Propostas legislativas que restringem aborto previstos em lei são ‘aberrações legais’, diz artigo

05 de dezembro, 2024 Folha de S. Paulo Por Cláudia Collucci

Dirigentes de serviços dizem que projetos representam retrocesso nos direitos sexuais e reprodutivos e põem mulheres e meninas em perigo

Em artigo pulicado em revista científica internacional, responsáveis por nove serviços de aborto legal em todo o Brasil se opõem a propostas do Legislativo de restringir as interrupções de gravidez já previstas em lei e as classificam de “aberração legal”.

No último dia 27, a CCJ (Comissão de Constituição e Justiça) da Câmara aprovou a admissibilidade de uma PEC (proposta de emenda à Constituição) que coloca a “inviolabilidade da vida desde a concepção” no texto constitucional, o que, na prática, acaba com todas as previsões de aborto legal no país.

Outra proposta, o projeto de lei 1904/2024, busca proibir abortos realizados após 22 semanas de gestação e impõe medidas severas, incluindo até 20 anos de prisão para mulheres que procurarem aborto após estupro.

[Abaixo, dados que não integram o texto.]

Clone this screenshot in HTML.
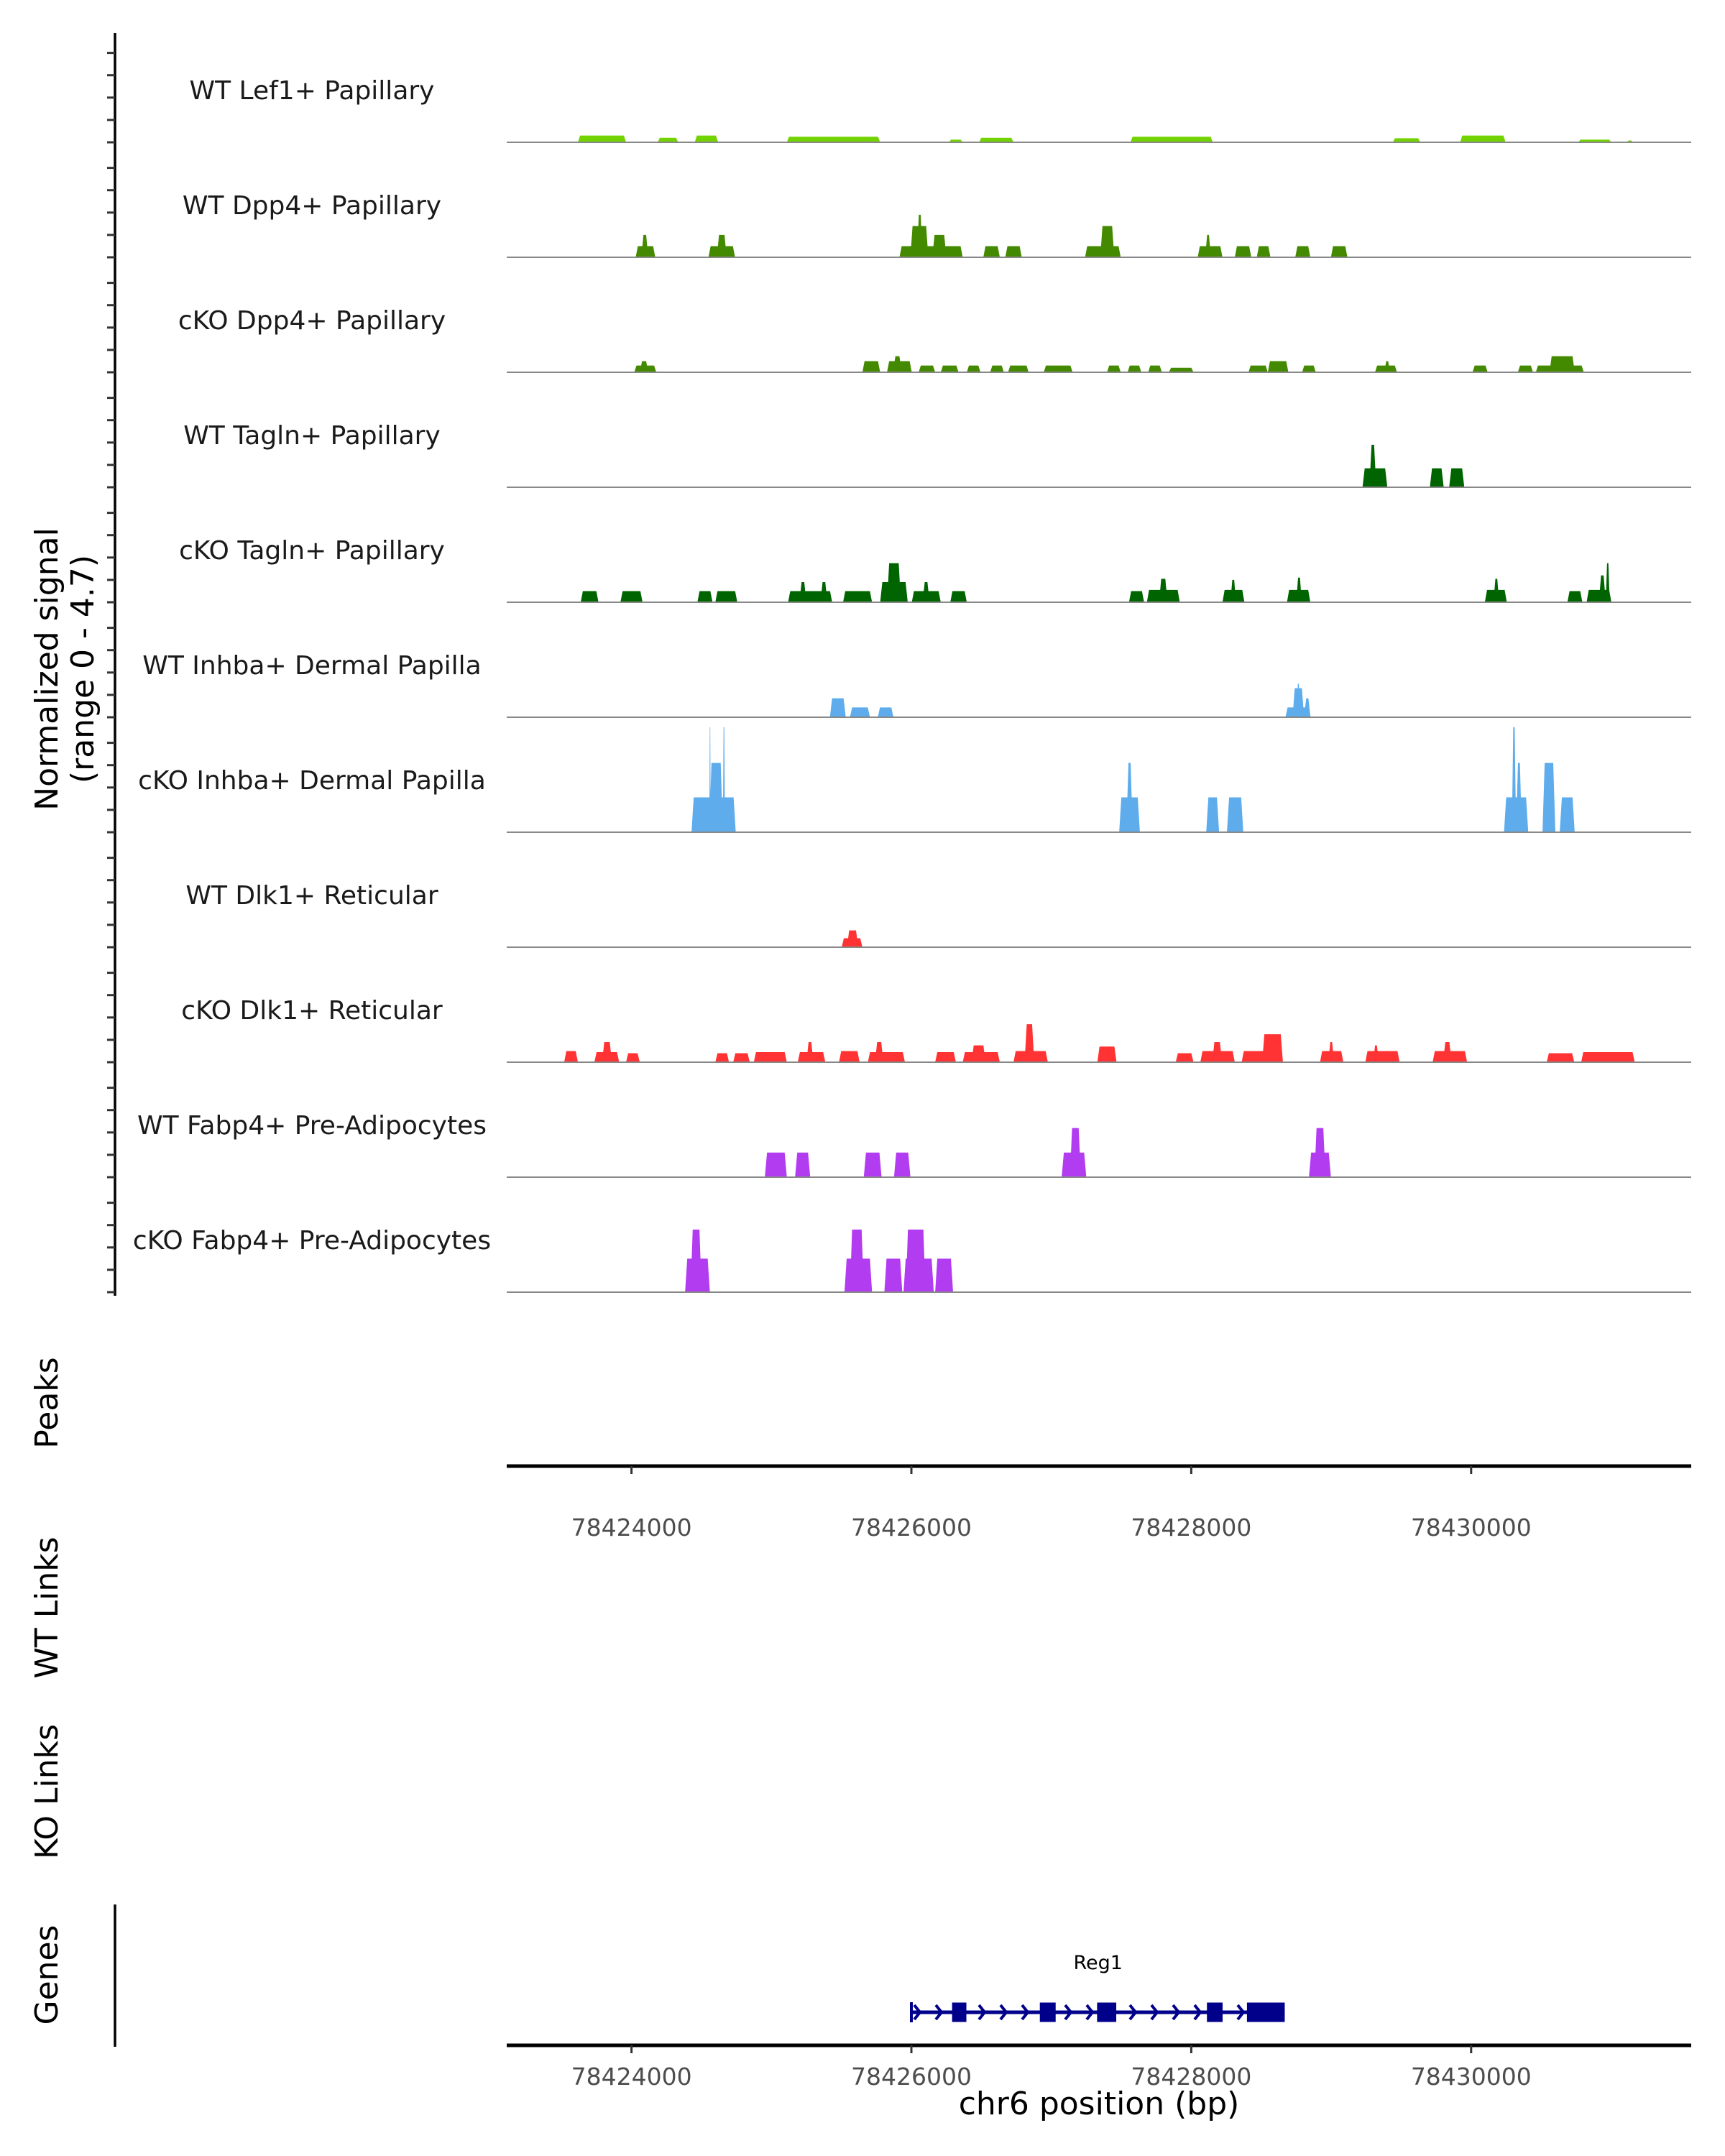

No artigo, publicado na revista da Figo (Federação Internacional de Ginecologia e Obstetrícia), os autores argumentam que as propostas entram em conflito com diretrizes internacionais, representam retrocesso nos direitos sexuais e reprodutivos e põem em perigo o bem-estar físico e mental de mulheres e meninas.

O Brasil é signatário de vários acordos internacionais, entre eles o Pacto Internacional sobre Direitos Civis e Políticos e a Convenção sobre os Direitos da Criança, que obrigam os Estados membros a proteger os indivíduos dos riscos físicos e mentais associados aos abortos inseguros.

Eles também exigem esforços para reduzir a mortalidade materna, que inclui a prevenção de práticas de aborto inseguro entre meninas e adolescentes.

O artigo lembra que o quadro legislativo brasileiro sobre o aborto já é restritivo, permitindo o procedimento apenas em circunstâncias específicas: gravidezes resultantes de violência sexual, situações que representem risco para a vida da mãe, ou casos de anencefalia.

Na América Latina, países como a Argentina e o Uruguai têm legislações menos restritivas, com o aborto sendo permitido em qualquer circunstância antes de 14 semanas.

A OMS (Organização Mundial da Saúde) não especifica um período gestacional limite de idade para procedimentos de aborto, e a legislação brasileira vigente também não estabelece nenhum limite baseado na idade gestacional.

Segundo os autores, contrariamente aos supostos objetivos de proteger a vida, as legislações propostas agravam as vulnerabilidades existentes e afetam desproporcionalmente as mulheres que mais necessitam de apoio médico e social.

“Efetivamente revogam os direitos das mulheres, adolescentes e meninas vítimas de violência sexual, submetendo-as a mais violência cruel.”

No Brasil, o acesso a serviços de aborto seguro e oportuno é prejudicado por barreiras sistêmicas no sistema de saúde, mesmo naquelas situações em que as mulheres têm o direito assegurado por lei.

“Essa realidade afeta desproporcionalmente os grupos marginalizados, como mulheres negras, empobrecidas e muito jovens, muitas das quais são vítimas de abuso crônico e intrafamiliar.”

Os autores também pontuam que as mulheres e adolescentes que procuram o aborto em idades gestacionais mais avançadas, em geral, tiveram negado o acesso anterior aos cuidados. Apenas 3,6% dos municípios brasileiros oferecem serviços de aborto legal.

Eles afirmam que essas mulheres são as que mais necessitam de apoio e proteção social devido à natureza violenta de suas gravidezes e enfrentam riscos sociais e clínicos significativos se forem forçadas a continuar uma gravidez indesejada. “Esses riscos incluem potenciais danos psicológicos e físicos e, em casos extremos, morte prematura.”